Promovieren – Sinnvoll oder nicht?

Grenzen der aktuellen Reformvorhaben

Damit würde freilich ein „Erfolg“ des Bologna-Prozesses gefährdet: die Reduzierung der Studienzeit bis zum erfolgreichen Abschluss von 13,4 Semestern für das Diplom (1998) auf 10,8 für den Master nach dem Bachelor (2012). Auf jeden Fall würden viele Studierenden von den Erleichterungen im Studium profitieren, befand sich doch bereits im Jahr 2014 die überwältigende Mehrheit, nämlich drei Viertel, der damals 2,7 Millionen Studenten in einem Bachelor- oder Masterstudium.
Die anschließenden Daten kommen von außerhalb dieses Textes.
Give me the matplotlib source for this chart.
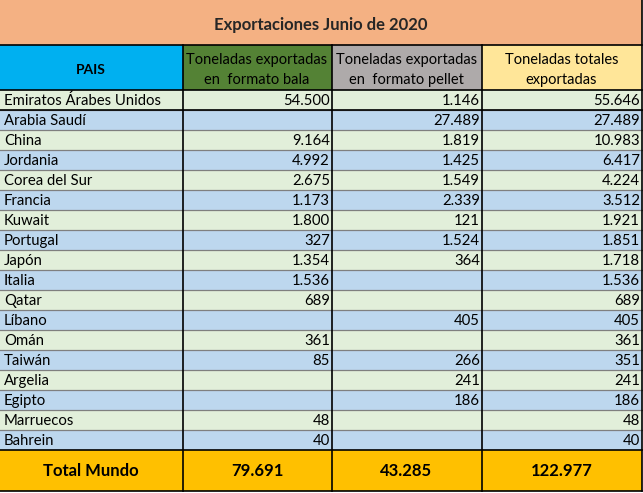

Ob sich die Quote von 28% Studienabbüchen im Bachelor durch die geplanten Maßnahmen senken lässt, bleibt allerdings fraglich: Erstens hängt von den Universitäten und Hochschulen selbst ab, inwieweit und wie schnell sie die Beschlüsse von KMK und HRK umsetzen. Und zweitens rühren die hohen Zahlen der Studienabbrüche auch daher, dass derzeit viele junge Menschen ein Studium aufnehmen, die dafür gar nicht geeignet sind – Flexibilität hin oder her. Eine echte Reform des BA/MA-Systems müsste schließlich auch die Verschulung vor allem in Form der Modularisierung aufbrechen. Ist sie für die internationale Vergleichbarkeit der Studiengänge und Abschlüsse wirklich eine unabdingbare Voraussetzung?